Arising from these facts and circumstances, two substantial questions were laid before the court which was that whether police officers were negligent and if yes then was the respondent which is the state, in this case, is liable to compensate. After consideration of entire facts related to the keeping of the gold in Malkhana and giving due consideration to the procedures laid down in the Code of Criminal Procedure and the U.P. Police regulations, it was clearly established that the police was negligent in keeping the articles in its custody. Coming to the liability of the state, the major case on which reliance was placed to decide the issue at hand as already mentioned above wasP & O case and drawing from that dual nature scenario, the court held that here in this case the government was not performing any sovereign function and therefore should not be held liable.
The court while deciding this case didn’t refer to a very important judgment of Rajasthan High Court which was State of Rajasthan Vs. Vidya was. This judgment could have served as a very good precedent for the simple fact that the court, in this case, has in a very proper manner recognized the change in circumstances and has not merely derived from the statute that only if the East India Company would have been liable, the then-current government would be liable. Instead, the court appreciated the fact that this principle is orthodox and has its own colonial origins, it completely set off the basic doctrine that ‘a king can do no wrong’ and looked at the roles and responsibilities that government had in context of the time and held the government liable for the negligent act of its servants. The reason why the court said this judgment can’t be taken into account was that there is a change in the factual matrix but didn’t appreciate that purpose and grounds of liability were the same.
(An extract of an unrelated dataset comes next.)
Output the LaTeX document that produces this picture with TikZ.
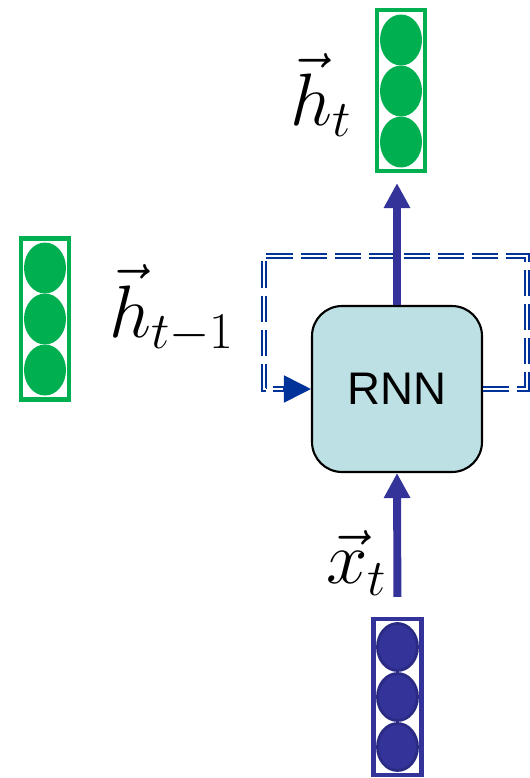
\documentclass[tikz,border=0pt]{standalone}
\usepackage{fontspec}
\setsansfont{Liberation Sans}
\DeclareMathSizes{24.88}{24.88}{17.4}{12.4}
\usetikzlibrary{arrows.meta,shapes.geometric}
\definecolor{vecgreen}{HTML}{00B050}
\definecolor{vecblue}{HTML}{333399}
\definecolor{vecblueline}{HTML}{2B2B85}
\definecolor{loopblue}{HTML}{003399}
\definecolor{rnnfill}{HTML}{BCE0E3}
\begin{document}
\begin{tikzpicture}[x=0.02cm, y=-0.02cm,
  vecbox/.style={draw, line width=2.4pt, minimum width=0.96cm, minimum height=3.22cm, inner sep=0pt},
  hcell/.style={ellipse, fill=vecgreen, minimum width=0.84cm, minimum height=1.02cm, inner sep=0pt},
  xcell/.style={ellipse, fill=vecblue, draw=vecblueline, line width=1.6pt, minimum width=0.8cm, minimum height=0.94cm, inner sep=0pt},
  rnnbox/.style={draw, line width=1.2pt, fill=rnnfill, rounded corners=0.6cm, minimum width=3.4cm, minimum height=3.32cm, font=\sffamily\fontsize{26}{30}\selectfont},
  flow/.style={vecblue, line width=4.5pt, -{Triangle[length=0.5cm, width=0.5cm]}},
  recur/.style={loopblue, double, double distance=1.2pt, line width=1.1pt, dash pattern=on 15pt off 4.5pt},
  symb/.style={font=\Huge, scale=1.7, transform shape, inner sep=0pt}]
\useasboundingbox (0,0) rectangle (530,778);
% hidden state vectors
\node[vecbox, draw=vecgreen] (ht) at (401,90.5) {};
\foreach \k in {1,2,3} \node[hcell] (ht-\k) at (401,{-11+51*\k}) {};
\node[symb] (htlab) at (321,95) {$\vec{h}_t$};
\node[vecbox, draw=vecgreen] (hprev) at (45,319) {};
\foreach \k in {1,2,3} \node[hcell] (hprev-\k) at (45,{217+51*\k}) {};
\node[symb] (hprevlab) at (172,309) {$\vec{h}_{t-1}$};
% cell
\node[rnnbox] (rnn) at (397,389) {RNN};
% input vector
\node[vecbox, draw=vecblue, minimum height=3.12cm] (xt) at (397.5,697) {};
\foreach \k in {1,2,3} \node[xcell] (xt-\k) at (397.5,{597+50*\k}) {};
\node[symb] (xtlab) at (357,563) {$\vec{x}_t$};
% recurrence loop
\coordinate (loopR) at (527,256);
\coordinate (loopL) at (264,256);
\draw[recur, shorten >=0.54cm] (rnn.east) -| (loopR) -- (loopL) |- (rnn.west);
\draw[loopblue, line width=1pt, -{Triangle[length=0.54cm, width=0.54cm]}] ([xshift=-0.56cm]rnn.west) -- (rnn.west);
% data flow
\draw[flow, shorten >=0.2cm] (rnn.north) -- (rnn.north |- ht.south);
\draw[flow, shorten <=0.4cm] (xt.north) -- (rnn.south);
\end{tikzpicture}
\end{document}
There are other issues also which were neglected by judges in the Kasturi Lal Case. There was a statement by Sir Peacock C. J. which was cited in the Advani Case of Bombay High Court and the statement was that “the general principles applicable to sovereign and State, and the reasoning deduced from the maxim ‘the king can do no wrong’, would have no force in determining the question whether East India Company would be liable in tort”.Moreover, the real question in the P & O case was mainly focused on determining the liability in the case of business activities which were conducted by the East India Company and judging on sovereign authority was not the major issue.
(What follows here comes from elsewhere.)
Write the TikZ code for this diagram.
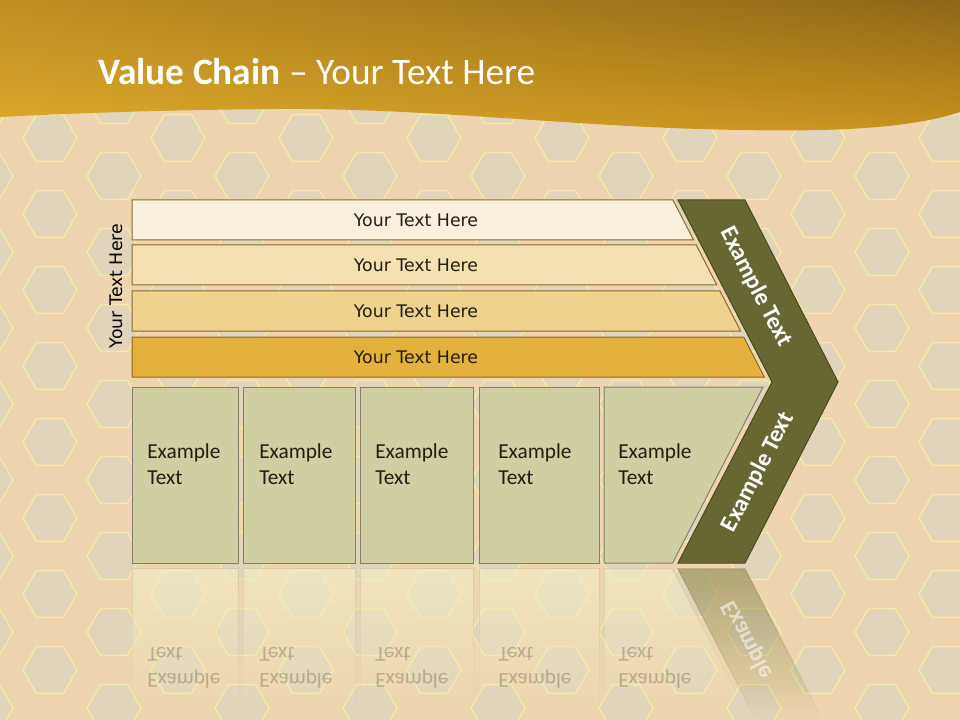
\documentclass[tikz,border=0pt]{standalone}
\usepackage{fontspec}
\setmainfont{Carlito}
\newfontfamily\barfont{DejaVu Sans}
\usetikzlibrary{fadings,shadings}
\definecolor{bgc}{RGB}{238,212,176}
\definecolor{holec}{RGB}{224,212,186}
\definecolor{rimc}{RGB}{246,232,168}
\definecolor{hdrUL}{RGB}{192,142,36}
\definecolor{hdrUR}{RGB}{142,102,22}
\definecolor{hdrLL}{RGB}{220,170,42}
\definecolor{hdrLR}{RGB}{200,146,30}
\definecolor{barA}{RGB}{248,239,220}
\definecolor{barB}{RGB}{244,224,176}
\definecolor{barC}{RGB}{239,210,142}
\definecolor{barD}{RGB}{228,178,60}
\definecolor{barline}{RGB}{140,105,35}
\definecolor{boxc}{RGB}{207,207,163}
\definecolor{boxline}{RGB}{128,128,110}
\definecolor{chevc}{RGB}{103,103,51}
\definecolor{chevline}{RGB}{72,72,32}
\definecolor{txtc}{RGB}{35,30,20}
\definecolor{reflc}{RGB}{240,236,196}
\definecolor{refline}{RGB}{205,200,170}
\definecolor{reflchev}{RGB}{150,146,92}
\tikzfading[name=reflfade, top color=transparent!30, bottom color=transparent!100]

\begin{document}
\begin{tikzpicture}[x=0.75pt, y=-0.75pt,
  hole/.style={fill=holec, draw=rimc, line width=1.2pt},
  barshape/.style={draw=barline, line width=0.75pt},
  bartext/.style={font=\barfont\fontsize{13}{15}\selectfont, text=txtc},
  exbox/.style={fill=boxc, draw=boxline, line width=0.75pt},
  extext/.style={font=\fontsize{16}{19.5}\selectfont, text=txtc, align=left,
                 anchor=north west, inner sep=0pt},
  chev/.style={fill=chevc, draw=chevline, line width=0.75pt},
  chevtext/.style={font=\bfseries\fontsize{18}{21}\selectfont, text=white},
  refl/.style={fill=reflc, draw=refline, line width=0.75pt, path fading=reflfade},
  refltext/.style={extext, yscale=-1, text=txtc, text opacity=0.25}
]
\useasboundingbox (0,0) rectangle (960,720);
% ── Background plate ───────────────────
\fill[bgc] (0,0) rectangle (960,720);
\foreach \i in {0,...,15}
  \foreach \j in {-1,...,9} {
    \pgfmathsetmacro{\hy}{62 + \j*76 - mod(\i+1,2)*38}
    \path[hole, shift={(\i*64-14,\hy)}]
      (0:27) -- (60:27) -- (120:27) -- (180:27) -- (240:27) -- (300:27) -- cycle;
  }
% ── Header band ────────────────────────
\shade[upper left=hdrUL, upper right=hdrUR, lower left=hdrLL, lower right=hdrLR]
  (0,0) -- (960,0) -- (960,112)
  .. controls (900,132) and (800,132) .. (700,129)
  .. controls (560,125) and (420,108) .. (280,109)
  .. controls (150,110) and (60,114) .. (0,117) -- cycle;
\node[anchor=base west, inner sep=0pt, text=white, font=\fontsize{28}{34}\selectfont]
  (title) at (98,85) {\textbf{Value Chain} – Your Text Here};
% ── Bars ───────────────────────────────
\foreach \y/\c/\n in {200/barA/1, 245/barB/2, 291/barC/3, 337/barD/4} {
  \pgfmathsetmacro{\xt}{673 + 0.516*(\y-200)}
  \pgfmathsetmacro{\xb}{\xt + 20.6}
  \path[barshape, fill=\c] (132,\y) -- (\xt,\y) -- (\xb,\y+40) -- (132,\y+40) -- cycle;
  \node[bartext] (bar\n) at (416,\y+20) {Your Text Here};
}
\node[bartext, rotate=90, text=black] (side) at (116,286) {Your Text Here};
% ── Boxes ──────────────────────────────
\foreach \l/\r/\n/\t in {132/238/1/147, 243/355/2/259, 360/473/3/375, 479/599/4/498} {
  \path[exbox] (\l,387) rectangle (\r,563);
  \node[extext] (ex\n) at (\t,443) {Example\\Text};
}
\path[exbox] (604,387) -- (763,387) -- (672.6,563) -- (604,563) -- cycle;
\node[extext] (ex5) at (618,443) {Example\\Text};
% ── Chevron ────────────────────────────
\path[chev] (678,200) -- (745,200) -- (838,382) -- (745,563) -- (678,563)
  -- (772,382) -- cycle;
\node[chevtext, rotate=-62.7] (chevup) at (756,287) {Example Text};
\node[chevtext, rotate=62.7] (chevdn) at (758,472) {Example Text};
% ── Reflection ─────────────────────────
\foreach \l/\r/\n/\t in {132/238/1/147, 243/355/2/259, 360/473/3/375, 479/599/4/498} {
  \path[refl] (\l,569) rectangle (\r,720);
  \node[refltext] (rex\n) at (\t,689) {Example\\Text};
}
\path[refl] (604,569) -- (672.6,569) -- (750.5,720) -- (604,720) -- cycle;
\node[refltext] (rex5) at (618,689) {Example\\Text};
\path[refl, fill=reflchev, draw=reflchev] (678,569) -- (745,569) -- (822.9,720)
  -- (755.9,720) -- cycle;
\node[chevtext, rotate=-62.7, yscale=-1, anchor=west, text opacity=0.55]
  (rchev) at (726,598) {Example};
\end{tikzpicture}
\end{document}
Analysis of Doctrine of Sovereign immunity vis-à-vis Ram GulamAndAnr. vs Government ofU.P: –
The case of Ram Gulam and Anr. vs Government of U.P. is a 1949 judgment which focuses on assessing the liability of the government in the case of negligence committed by its servants in a contractual relationship. In this case, the ornaments of the plaintiff were stolen from his house and thereafter they were recovered from someone’s else’s house and following the procedures laid down in the Code of Criminal Procedure, the ornaments were kept in the Malkhana by the police but due to the negligent attitude of the police officials, the ornaments were again stolen from the Malkhana and hence this suit was brought up by the plaintiff against the government and he demanded the ornaments back or else the equivalent financial compensation.
Broadly two issues were brought up in the front of the court,
The first issue was that government should be held liable on the account of its position as a Bailee (the plaintiff is the bailor and the government being the Bailee) and the other issue was that government should be held liable because there was a master-servant relationship (between the government and the police officials). The first issue was rejected by the court on the face of it. The judge Seth said “The first ground is manifestly untenable and does not deserve any serious consideration, for the obligation of a bailee is the contractual obligation and springs only from the contract of bailment. It cannot arise independently of a contract.
In the second issue, the ornaments were not made over to the Government under any contract whatsoever; in fact, the ornaments were not at all handed over by the plaintiffs to the Government. The Government, therefore, never occupied the position of a bailee and is not liable as such to indemnify the plaintiffs.” Now, there are many flaws with this position taken by the court in regards to the first issue. First and foremost, mentioning that a contract never existed at all is a completely flawed position taken by the court, a contract for bailment can always exist independently. The court has altogether not taken into consideration the concept of constructive bailment.
This whole concept of constructive Bailment in enumerated in the definition of Bailment itself, it was because of this reason only that Thirteenth Report of the Law Commission of India, 1958 stressed on introducing the elements of constructive bailment. It led down guidelines especially in Paragraph 120 about how the bailment should be construed in a relationship where a person would be liable as a Bailee even when there is no mutual consent for the contract of bailment. The conditions it mainly talked about for the contract of the bailment to arise were that one person finds a good or where he lawfully has to keep the goods in order to achieve justice etc.
In addition to this, there are several case laws also which highlight the position on constructive bailment. In a very well cited case of the Pioneer Container KH Enterprise v. Pioneer Container, the court came down to the conclusion that even when a party is not privy to a contract still a contract of bailment can arise. Although the facts were not very close to the case of Ram Ghulam the way the court derived the position of law, in this case, was important.
It was actually a contract of sub-bailment and the dispute was over the issue of jurisdiction in the case and the court led a party bound to the original terms over the jurisdiction even when it didn’t explicitly agree to those terms and hence the consent was taken to be implied in this case. In another case of Trustees of the Port of Bombay v. Premier Automobiles Ltd. the bailment was said to be constituted on the sole account of possession even if the consent was not involved. In addition to this, Section 61B of the Bombay Port Trust Act was also cited just to throw some restrictions on this relationship.
Over 78 years have been passed since our constitution was enacted but still, this area of law reflecting such an important duty and obligation of the government is still not clear, the judges are still confused over proper applicable authority in such cases even after various judgment on this issue. It has been suggested in various journals and reports of law commissions that the whole confusion over this issue evolves a need for detailed research and eventually passing of an amendment which would leave no scope for confusion.
This paper also through different cases has proved that for proper use of the defence of sovereign immunity, a clear statutory definition is required in long run and for the interim period guidelines through the highest appellate authority should be given immediately so that the ends of justice are achieved.